═════ Given data

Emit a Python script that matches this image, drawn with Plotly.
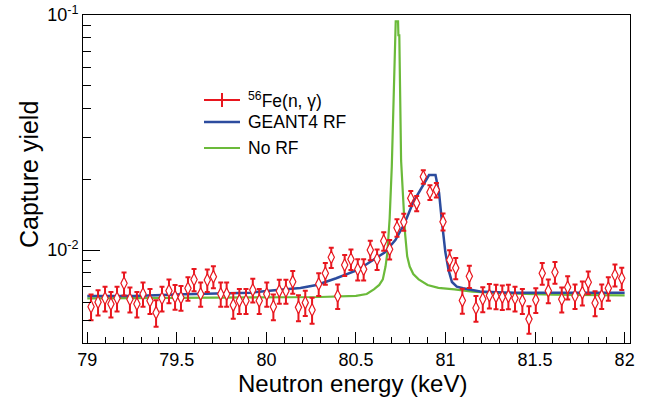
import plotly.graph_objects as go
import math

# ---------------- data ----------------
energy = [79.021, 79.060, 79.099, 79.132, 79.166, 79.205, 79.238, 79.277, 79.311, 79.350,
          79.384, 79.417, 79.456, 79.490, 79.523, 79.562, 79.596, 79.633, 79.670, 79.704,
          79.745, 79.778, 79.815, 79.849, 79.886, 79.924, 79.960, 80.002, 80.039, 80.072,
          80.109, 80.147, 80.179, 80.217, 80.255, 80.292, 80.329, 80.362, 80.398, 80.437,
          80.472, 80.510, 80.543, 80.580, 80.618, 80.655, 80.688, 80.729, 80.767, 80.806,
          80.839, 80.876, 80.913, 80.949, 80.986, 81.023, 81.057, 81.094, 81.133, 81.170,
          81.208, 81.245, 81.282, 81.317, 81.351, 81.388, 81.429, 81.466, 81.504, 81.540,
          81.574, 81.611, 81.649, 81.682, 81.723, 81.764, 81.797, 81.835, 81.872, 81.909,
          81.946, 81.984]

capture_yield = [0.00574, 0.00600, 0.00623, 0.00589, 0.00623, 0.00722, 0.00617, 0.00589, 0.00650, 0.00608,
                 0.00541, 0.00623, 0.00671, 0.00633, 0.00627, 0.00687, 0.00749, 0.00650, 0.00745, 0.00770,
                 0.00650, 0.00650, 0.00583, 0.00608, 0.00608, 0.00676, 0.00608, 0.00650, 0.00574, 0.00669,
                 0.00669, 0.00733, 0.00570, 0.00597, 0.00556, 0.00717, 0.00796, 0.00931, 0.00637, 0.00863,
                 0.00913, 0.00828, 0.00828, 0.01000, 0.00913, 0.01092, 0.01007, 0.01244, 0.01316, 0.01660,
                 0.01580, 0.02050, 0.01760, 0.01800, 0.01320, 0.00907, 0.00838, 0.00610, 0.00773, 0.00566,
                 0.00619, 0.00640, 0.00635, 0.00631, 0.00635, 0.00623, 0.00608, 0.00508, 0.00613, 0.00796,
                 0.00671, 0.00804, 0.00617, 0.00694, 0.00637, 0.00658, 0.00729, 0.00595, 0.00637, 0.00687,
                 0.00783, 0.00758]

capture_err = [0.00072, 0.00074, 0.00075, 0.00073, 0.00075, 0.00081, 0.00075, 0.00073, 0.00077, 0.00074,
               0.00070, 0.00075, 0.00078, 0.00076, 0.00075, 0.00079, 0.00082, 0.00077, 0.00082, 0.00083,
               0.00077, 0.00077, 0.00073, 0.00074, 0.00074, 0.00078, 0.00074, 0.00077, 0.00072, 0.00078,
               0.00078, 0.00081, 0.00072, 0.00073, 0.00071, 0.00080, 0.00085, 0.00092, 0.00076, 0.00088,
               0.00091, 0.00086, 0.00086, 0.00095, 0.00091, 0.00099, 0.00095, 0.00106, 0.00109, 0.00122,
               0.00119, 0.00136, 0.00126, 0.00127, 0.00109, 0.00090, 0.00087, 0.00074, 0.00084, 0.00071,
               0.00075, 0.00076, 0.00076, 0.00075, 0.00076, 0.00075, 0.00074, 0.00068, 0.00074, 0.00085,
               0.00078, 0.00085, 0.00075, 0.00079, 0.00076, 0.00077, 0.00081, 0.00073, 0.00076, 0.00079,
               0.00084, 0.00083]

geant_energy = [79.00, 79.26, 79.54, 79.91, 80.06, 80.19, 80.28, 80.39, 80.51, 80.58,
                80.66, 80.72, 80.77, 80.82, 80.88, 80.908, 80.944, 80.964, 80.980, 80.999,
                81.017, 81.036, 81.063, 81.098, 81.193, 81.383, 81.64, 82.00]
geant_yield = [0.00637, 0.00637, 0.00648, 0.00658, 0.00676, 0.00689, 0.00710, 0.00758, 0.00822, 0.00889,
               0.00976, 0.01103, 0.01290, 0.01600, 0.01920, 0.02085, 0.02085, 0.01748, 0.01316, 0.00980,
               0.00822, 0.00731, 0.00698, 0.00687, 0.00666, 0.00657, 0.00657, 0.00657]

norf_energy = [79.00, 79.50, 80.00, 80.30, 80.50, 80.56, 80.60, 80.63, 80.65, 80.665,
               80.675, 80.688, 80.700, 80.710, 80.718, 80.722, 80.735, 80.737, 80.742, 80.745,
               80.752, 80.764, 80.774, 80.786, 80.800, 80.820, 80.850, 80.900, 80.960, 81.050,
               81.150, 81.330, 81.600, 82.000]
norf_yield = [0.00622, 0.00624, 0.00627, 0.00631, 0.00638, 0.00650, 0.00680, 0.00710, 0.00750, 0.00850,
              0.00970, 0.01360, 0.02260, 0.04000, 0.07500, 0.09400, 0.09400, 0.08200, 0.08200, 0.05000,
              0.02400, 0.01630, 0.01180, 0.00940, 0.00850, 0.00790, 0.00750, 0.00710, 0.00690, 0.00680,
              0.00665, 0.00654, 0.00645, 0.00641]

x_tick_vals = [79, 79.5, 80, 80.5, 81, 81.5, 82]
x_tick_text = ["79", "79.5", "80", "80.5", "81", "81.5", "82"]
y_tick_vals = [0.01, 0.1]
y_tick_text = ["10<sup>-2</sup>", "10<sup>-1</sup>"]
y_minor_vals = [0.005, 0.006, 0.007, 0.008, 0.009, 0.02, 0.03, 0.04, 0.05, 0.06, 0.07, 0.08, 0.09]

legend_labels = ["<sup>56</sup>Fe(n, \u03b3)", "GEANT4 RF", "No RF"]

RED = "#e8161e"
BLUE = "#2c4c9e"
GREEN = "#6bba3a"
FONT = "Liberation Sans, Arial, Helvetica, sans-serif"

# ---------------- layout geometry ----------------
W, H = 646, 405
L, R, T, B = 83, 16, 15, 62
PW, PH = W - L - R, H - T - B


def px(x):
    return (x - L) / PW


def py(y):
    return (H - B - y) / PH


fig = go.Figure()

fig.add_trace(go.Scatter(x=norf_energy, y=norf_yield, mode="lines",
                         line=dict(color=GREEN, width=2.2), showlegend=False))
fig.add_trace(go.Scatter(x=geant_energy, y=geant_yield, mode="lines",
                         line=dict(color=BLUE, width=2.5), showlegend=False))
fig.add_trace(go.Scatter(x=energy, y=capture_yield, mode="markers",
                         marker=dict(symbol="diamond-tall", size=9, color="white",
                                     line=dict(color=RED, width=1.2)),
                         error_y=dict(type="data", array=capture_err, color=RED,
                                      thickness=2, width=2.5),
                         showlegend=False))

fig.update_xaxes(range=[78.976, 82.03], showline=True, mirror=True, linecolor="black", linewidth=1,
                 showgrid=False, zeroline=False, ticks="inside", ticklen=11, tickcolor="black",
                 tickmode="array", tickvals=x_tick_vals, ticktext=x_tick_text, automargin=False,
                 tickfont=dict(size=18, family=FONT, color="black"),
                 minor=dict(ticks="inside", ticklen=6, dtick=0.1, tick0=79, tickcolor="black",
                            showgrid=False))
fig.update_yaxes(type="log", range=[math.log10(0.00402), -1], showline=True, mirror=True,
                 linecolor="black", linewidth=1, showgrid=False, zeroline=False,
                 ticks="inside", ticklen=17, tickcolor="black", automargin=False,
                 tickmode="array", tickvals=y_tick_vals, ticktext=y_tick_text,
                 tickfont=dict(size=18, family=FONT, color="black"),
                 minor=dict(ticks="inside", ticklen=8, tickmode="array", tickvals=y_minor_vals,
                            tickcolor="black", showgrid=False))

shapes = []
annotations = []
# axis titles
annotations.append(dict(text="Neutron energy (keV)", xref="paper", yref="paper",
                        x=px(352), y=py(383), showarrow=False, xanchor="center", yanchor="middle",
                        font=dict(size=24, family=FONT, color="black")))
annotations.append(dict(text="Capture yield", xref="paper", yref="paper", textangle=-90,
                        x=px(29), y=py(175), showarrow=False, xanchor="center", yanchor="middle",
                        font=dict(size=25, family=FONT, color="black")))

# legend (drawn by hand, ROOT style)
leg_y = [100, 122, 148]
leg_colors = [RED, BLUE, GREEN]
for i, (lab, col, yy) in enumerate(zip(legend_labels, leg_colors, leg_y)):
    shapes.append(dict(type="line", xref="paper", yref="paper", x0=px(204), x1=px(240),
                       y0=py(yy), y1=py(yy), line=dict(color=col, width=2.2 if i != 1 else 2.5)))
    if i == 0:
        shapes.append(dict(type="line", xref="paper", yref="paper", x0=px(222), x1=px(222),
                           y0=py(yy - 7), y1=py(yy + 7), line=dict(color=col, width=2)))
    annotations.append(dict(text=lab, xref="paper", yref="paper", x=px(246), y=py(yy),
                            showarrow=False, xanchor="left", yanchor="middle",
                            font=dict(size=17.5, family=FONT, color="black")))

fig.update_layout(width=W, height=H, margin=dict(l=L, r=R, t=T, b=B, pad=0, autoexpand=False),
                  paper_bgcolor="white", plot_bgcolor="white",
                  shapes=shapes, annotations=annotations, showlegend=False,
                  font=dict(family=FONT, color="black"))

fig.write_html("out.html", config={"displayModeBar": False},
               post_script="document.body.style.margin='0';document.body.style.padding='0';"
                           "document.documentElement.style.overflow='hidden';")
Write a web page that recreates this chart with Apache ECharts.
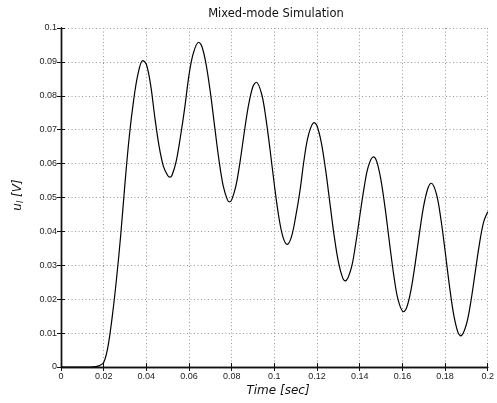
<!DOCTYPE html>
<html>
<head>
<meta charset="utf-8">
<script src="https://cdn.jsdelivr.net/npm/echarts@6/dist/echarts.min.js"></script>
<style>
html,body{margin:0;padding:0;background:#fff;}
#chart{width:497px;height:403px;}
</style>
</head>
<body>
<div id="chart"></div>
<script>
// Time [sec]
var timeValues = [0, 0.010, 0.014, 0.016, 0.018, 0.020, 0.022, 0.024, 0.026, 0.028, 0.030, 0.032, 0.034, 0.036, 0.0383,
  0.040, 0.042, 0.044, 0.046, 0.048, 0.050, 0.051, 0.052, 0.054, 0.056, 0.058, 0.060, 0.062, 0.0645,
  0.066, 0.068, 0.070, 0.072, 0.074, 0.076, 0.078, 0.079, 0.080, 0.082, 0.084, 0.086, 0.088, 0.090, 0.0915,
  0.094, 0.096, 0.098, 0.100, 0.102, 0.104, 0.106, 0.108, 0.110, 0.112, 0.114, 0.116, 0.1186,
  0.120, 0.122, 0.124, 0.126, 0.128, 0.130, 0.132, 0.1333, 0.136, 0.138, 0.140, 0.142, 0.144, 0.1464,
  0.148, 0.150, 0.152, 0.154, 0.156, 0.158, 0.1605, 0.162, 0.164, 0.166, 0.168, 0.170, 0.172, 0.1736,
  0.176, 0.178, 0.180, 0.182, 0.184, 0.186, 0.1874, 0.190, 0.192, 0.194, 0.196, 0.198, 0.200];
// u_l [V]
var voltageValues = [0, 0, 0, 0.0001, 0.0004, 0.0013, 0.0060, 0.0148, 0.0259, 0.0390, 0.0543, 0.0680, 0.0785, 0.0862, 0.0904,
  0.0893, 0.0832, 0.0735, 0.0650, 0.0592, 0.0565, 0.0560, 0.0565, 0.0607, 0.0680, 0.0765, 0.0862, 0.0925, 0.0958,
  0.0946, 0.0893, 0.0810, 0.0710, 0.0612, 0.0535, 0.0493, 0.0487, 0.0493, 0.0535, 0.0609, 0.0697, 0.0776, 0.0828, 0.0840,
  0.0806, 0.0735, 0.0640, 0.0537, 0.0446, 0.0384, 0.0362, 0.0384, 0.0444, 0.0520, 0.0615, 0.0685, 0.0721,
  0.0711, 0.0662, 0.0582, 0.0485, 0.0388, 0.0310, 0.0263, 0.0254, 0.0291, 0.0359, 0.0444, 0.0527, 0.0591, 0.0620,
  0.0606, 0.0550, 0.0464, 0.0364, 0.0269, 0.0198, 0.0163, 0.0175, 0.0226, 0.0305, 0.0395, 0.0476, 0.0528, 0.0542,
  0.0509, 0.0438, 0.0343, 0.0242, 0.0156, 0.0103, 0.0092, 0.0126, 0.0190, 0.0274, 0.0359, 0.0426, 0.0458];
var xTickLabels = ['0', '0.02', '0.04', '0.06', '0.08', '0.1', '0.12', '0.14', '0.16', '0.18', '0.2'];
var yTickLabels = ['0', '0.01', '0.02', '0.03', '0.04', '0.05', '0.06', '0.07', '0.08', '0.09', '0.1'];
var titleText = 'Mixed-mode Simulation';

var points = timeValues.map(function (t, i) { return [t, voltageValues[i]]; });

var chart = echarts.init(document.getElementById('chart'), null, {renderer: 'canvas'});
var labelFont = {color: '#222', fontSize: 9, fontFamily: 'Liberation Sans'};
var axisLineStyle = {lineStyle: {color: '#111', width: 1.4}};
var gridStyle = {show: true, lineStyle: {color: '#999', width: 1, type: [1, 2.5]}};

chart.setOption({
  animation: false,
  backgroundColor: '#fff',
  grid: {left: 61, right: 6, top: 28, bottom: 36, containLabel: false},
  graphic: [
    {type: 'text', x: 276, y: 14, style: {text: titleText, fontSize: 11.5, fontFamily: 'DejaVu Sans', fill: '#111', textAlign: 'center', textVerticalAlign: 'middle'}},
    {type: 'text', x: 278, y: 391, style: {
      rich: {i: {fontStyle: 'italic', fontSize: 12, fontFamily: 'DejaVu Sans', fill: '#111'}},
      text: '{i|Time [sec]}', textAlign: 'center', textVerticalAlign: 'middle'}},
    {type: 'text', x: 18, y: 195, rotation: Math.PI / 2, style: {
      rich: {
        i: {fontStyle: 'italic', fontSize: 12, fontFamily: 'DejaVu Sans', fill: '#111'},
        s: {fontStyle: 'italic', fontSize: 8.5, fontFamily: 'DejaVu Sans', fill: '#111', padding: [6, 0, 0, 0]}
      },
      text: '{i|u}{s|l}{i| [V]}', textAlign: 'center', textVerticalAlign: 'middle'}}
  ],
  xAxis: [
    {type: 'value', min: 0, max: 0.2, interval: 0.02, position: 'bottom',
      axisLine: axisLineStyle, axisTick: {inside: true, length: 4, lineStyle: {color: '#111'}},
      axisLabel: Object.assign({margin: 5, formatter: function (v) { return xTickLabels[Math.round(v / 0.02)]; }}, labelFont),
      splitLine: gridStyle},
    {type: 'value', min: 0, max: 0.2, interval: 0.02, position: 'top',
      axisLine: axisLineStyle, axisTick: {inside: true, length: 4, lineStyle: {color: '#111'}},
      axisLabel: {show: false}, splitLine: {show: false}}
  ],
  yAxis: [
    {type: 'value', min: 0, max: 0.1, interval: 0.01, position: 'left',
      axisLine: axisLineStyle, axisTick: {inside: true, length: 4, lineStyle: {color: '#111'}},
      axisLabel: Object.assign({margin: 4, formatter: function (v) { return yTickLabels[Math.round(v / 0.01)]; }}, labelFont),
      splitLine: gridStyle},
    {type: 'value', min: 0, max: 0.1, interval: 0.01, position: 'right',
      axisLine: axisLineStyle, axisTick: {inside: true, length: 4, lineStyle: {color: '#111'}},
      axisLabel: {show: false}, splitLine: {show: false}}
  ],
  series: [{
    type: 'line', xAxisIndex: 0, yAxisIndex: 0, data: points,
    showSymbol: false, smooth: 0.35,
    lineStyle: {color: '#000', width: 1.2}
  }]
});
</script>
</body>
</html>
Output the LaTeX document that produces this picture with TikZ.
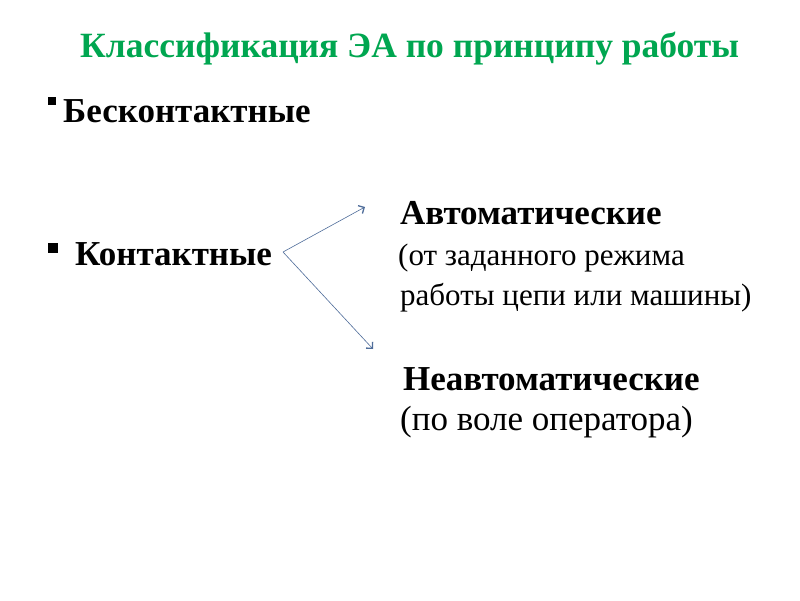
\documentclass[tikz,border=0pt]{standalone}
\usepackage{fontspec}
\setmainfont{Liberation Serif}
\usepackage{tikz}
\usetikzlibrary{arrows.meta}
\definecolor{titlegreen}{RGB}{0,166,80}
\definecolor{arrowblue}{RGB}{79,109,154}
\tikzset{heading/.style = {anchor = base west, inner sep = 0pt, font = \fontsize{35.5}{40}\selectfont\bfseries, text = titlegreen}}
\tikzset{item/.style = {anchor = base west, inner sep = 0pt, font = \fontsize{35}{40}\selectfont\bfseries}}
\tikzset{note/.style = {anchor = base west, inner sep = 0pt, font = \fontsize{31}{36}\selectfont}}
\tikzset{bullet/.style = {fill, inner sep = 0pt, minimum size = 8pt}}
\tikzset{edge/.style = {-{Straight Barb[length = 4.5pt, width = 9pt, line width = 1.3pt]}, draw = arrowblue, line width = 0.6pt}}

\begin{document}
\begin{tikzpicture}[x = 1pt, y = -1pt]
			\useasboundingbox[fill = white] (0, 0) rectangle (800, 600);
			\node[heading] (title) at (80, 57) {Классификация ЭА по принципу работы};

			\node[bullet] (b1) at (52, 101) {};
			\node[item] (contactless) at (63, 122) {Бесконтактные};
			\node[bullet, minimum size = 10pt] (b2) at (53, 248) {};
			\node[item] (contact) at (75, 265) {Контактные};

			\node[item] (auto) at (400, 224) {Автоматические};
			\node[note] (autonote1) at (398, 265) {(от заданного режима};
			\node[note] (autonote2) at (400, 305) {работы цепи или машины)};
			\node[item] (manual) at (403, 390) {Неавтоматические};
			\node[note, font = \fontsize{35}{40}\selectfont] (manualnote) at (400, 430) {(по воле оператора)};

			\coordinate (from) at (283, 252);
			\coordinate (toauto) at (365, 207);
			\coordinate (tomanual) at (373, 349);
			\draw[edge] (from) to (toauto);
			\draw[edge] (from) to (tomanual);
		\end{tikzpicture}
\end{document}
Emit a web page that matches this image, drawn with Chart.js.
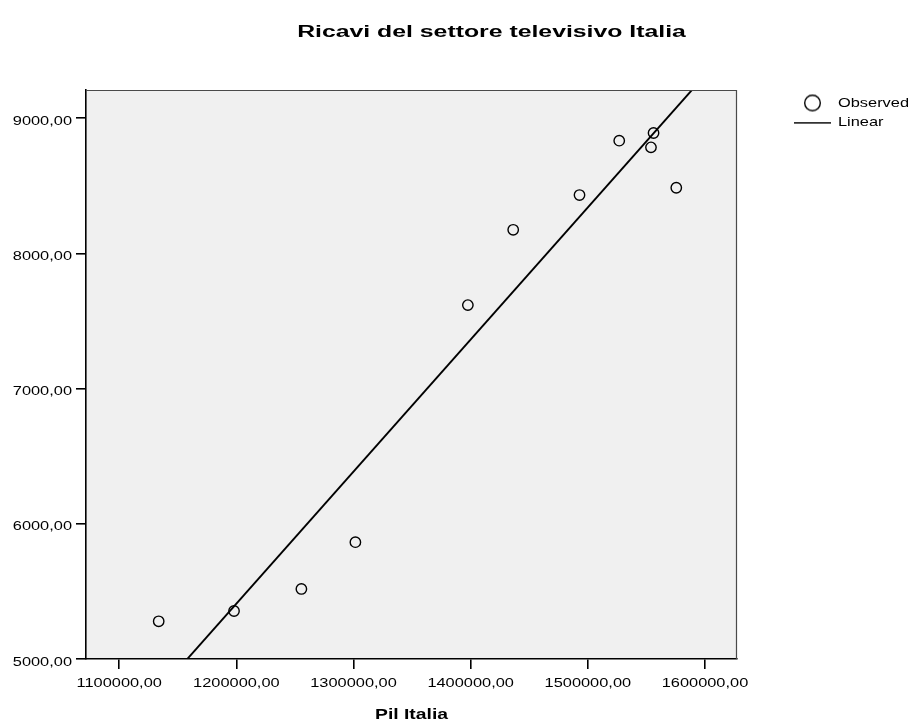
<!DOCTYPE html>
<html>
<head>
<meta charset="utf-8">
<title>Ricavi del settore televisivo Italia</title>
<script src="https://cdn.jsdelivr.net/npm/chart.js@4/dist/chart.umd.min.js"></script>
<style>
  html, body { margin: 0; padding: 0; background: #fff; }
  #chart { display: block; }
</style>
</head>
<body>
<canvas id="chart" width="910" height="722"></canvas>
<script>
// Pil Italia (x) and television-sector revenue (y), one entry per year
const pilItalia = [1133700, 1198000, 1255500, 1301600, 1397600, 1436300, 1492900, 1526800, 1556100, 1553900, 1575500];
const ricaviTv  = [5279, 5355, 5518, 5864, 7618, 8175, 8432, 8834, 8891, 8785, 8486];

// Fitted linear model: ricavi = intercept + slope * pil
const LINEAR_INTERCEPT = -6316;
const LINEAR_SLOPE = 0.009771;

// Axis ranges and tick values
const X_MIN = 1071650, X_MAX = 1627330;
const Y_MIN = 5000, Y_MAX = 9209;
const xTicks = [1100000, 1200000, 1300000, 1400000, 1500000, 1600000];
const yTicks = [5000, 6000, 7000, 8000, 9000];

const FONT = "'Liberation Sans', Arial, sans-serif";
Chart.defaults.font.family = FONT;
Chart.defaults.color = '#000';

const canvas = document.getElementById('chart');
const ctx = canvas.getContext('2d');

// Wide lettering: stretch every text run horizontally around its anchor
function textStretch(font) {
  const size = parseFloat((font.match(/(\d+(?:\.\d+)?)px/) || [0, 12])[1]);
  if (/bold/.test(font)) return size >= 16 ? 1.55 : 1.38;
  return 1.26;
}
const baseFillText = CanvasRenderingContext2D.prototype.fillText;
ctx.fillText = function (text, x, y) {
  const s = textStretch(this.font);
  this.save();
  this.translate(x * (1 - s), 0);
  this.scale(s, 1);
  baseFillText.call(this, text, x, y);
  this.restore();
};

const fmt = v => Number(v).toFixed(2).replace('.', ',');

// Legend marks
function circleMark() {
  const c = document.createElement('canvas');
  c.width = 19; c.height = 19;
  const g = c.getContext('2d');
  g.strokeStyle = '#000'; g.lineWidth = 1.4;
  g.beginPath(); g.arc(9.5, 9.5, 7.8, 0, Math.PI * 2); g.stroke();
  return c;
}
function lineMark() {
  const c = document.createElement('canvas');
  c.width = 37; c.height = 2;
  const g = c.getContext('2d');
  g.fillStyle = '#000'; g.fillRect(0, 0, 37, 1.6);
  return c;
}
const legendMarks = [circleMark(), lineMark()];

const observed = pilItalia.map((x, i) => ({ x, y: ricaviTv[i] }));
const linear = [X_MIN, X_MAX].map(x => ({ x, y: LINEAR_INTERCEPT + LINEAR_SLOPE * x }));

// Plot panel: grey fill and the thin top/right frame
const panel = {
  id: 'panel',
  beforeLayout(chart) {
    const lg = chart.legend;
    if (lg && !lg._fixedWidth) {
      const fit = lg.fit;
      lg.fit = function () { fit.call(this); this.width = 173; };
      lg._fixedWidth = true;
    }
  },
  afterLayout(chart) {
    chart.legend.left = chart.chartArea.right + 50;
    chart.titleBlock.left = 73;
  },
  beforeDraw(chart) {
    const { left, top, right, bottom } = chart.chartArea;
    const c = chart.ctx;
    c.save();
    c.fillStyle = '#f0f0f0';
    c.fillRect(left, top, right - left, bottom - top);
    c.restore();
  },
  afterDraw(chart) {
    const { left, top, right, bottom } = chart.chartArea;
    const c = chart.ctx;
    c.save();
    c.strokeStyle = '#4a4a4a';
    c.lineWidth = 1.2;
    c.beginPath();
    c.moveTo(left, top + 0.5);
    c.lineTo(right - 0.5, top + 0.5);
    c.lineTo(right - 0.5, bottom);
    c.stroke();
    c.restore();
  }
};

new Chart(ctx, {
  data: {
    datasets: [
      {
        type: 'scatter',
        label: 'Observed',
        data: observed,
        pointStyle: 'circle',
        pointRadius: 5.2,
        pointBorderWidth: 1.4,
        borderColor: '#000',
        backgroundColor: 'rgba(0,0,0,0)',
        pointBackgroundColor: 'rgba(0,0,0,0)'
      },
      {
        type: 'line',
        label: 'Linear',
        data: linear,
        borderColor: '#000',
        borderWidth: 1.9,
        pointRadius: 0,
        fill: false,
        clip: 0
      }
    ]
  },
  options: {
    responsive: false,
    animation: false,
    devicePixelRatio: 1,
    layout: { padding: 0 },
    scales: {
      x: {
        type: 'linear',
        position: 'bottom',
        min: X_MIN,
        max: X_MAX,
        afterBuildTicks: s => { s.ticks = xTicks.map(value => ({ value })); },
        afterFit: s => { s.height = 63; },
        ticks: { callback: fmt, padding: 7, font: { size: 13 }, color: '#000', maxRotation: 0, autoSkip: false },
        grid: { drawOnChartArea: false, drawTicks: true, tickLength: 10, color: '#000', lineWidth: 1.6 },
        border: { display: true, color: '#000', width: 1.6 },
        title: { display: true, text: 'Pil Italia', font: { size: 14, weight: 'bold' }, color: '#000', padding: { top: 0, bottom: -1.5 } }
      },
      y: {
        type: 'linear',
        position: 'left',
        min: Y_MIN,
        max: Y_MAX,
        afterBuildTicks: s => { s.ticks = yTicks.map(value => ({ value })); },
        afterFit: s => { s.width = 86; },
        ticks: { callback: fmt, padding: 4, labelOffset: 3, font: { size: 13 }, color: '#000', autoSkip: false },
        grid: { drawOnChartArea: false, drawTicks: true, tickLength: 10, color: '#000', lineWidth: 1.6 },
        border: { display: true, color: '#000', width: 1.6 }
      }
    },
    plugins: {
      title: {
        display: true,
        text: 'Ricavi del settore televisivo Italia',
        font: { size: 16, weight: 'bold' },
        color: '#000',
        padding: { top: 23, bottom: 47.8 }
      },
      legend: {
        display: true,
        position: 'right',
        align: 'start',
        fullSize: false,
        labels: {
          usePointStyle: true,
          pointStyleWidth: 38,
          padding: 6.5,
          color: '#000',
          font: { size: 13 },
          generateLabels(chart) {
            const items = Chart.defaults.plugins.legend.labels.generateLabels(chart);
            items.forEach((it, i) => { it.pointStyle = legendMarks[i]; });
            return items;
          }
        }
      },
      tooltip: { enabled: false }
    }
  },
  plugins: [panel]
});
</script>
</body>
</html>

══════════

Which lines hold the word "drawn"? Copy all of them.

• [Solution for this exercise]
Emit a Python script that matches this image, drawn with Plotly.
# legend (drawn by hand, ROOT style)
Emit a web page that matches this image, drawn with Chart.js.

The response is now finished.